Instruction:
Leave the pictures out. Return all other data exactly.
────────────────────
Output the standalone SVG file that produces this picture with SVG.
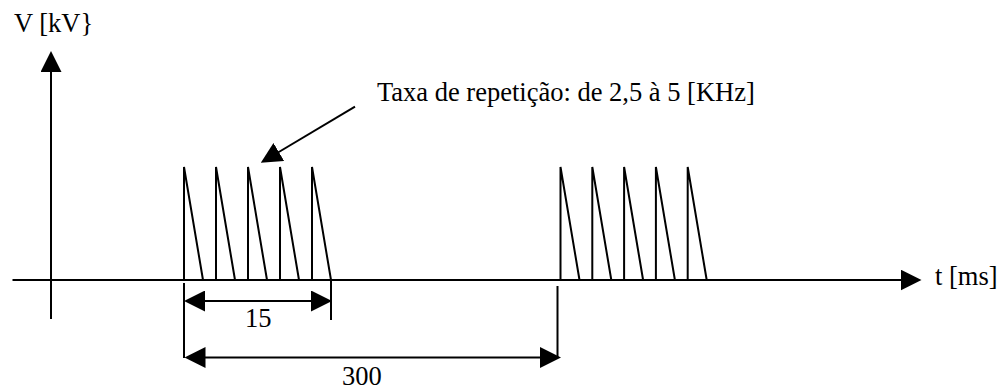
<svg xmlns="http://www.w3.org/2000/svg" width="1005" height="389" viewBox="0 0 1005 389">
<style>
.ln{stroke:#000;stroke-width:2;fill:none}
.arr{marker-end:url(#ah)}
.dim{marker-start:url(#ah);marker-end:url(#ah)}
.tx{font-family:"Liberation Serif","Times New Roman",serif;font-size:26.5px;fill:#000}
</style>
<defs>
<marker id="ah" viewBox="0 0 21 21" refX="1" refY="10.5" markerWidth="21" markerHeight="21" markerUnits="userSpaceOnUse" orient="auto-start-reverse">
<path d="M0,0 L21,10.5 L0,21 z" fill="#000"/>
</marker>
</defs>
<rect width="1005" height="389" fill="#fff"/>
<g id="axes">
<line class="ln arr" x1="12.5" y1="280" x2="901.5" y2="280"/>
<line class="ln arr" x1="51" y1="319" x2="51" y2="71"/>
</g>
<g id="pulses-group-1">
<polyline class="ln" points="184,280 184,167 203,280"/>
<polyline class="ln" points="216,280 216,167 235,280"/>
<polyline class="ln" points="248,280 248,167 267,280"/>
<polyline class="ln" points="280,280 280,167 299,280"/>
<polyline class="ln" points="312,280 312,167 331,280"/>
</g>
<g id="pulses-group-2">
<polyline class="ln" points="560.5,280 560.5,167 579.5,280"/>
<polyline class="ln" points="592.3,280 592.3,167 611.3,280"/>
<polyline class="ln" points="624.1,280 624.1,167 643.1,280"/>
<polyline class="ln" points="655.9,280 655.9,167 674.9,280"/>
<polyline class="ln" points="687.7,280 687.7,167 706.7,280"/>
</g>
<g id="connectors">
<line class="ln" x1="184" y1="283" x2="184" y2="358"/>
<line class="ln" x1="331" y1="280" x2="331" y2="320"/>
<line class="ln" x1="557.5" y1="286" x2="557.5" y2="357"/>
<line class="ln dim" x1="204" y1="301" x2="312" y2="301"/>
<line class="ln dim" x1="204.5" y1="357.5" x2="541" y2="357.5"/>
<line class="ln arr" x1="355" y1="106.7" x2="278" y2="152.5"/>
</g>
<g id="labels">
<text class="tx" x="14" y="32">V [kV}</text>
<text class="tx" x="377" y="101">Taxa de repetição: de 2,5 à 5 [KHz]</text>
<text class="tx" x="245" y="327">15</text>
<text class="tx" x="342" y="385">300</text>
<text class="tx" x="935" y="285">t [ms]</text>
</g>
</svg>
────────────────────
Answer to the problem:
Output the standalone SVG file that produces this picture with SVG.
<svg xmlns="http://www.w3.org/2000/svg" width="1005" height="389" viewBox="0 0 1005 389">
<style>
.ln{stroke:#000;stroke-width:2;fill:none}
.arr{marker-end:url(#ah)}
.dim{marker-start:url(#ah);marker-end:url(#ah)}
.tx{font-family:"Liberation Serif","Times New Roman",serif;font-size:26.5px;fill:#000}
</style>
<defs>
<marker id="ah" viewBox="0 0 21 21" refX="1" refY="10.5" markerWidth="21" markerHeight="21" markerUnits="userSpaceOnUse" orient="auto-start-reverse">
<path d="M0,0 L21,10.5 L0,21 z" fill="#000"/>
</marker>
</defs>
<rect width="1005" height="389" fill="#fff"/>
<g id="axes">
<line class="ln arr" x1="12.5" y1="280" x2="901.5" y2="280"/>
<line class="ln arr" x1="51" y1="319" x2="51" y2="71"/>
</g>
<g id="pulses-group-1">
<polyline class="ln" points="184,280 184,167 203,280"/>
<polyline class="ln" points="216,280 216,167 235,280"/>
<polyline class="ln" points="248,280 248,167 267,280"/>
<polyline class="ln" points="280,280 280,167 299,280"/>
<polyline class="ln" points="312,280 312,167 331,280"/>
</g>
<g id="pulses-group-2">
<polyline class="ln" points="560.5,280 560.5,167 579.5,280"/>
<polyline class="ln" points="592.3,280 592.3,167 611.3,280"/>
<polyline class="ln" points="624.1,280 624.1,167 643.1,280"/>
<polyline class="ln" points="655.9,280 655.9,167 674.9,280"/>
<polyline class="ln" points="687.7,280 687.7,167 706.7,280"/>
</g>
<g id="connectors">
<line class="ln" x1="184" y1="283" x2="184" y2="358"/>
<line class="ln" x1="331" y1="280" x2="331" y2="320"/>
<line class="ln" x1="557.5" y1="286" x2="557.5" y2="357"/>
<line class="ln dim" x1="204" y1="301" x2="312" y2="301"/>
<line class="ln dim" x1="204.5" y1="357.5" x2="541" y2="357.5"/>
<line class="ln arr" x1="355" y1="106.7" x2="278" y2="152.5"/>
</g>
<g id="labels">
<text class="tx" x="14" y="32">V [kV}</text>
<text class="tx" x="377" y="101">Taxa de repetição: de 2,5 à 5 [KHz]</text>
<text class="tx" x="245" y="327">15</text>
<text class="tx" x="342" y="385">300</text>
<text class="tx" x="935" y="285">t [ms]</text>
</g>
</svg>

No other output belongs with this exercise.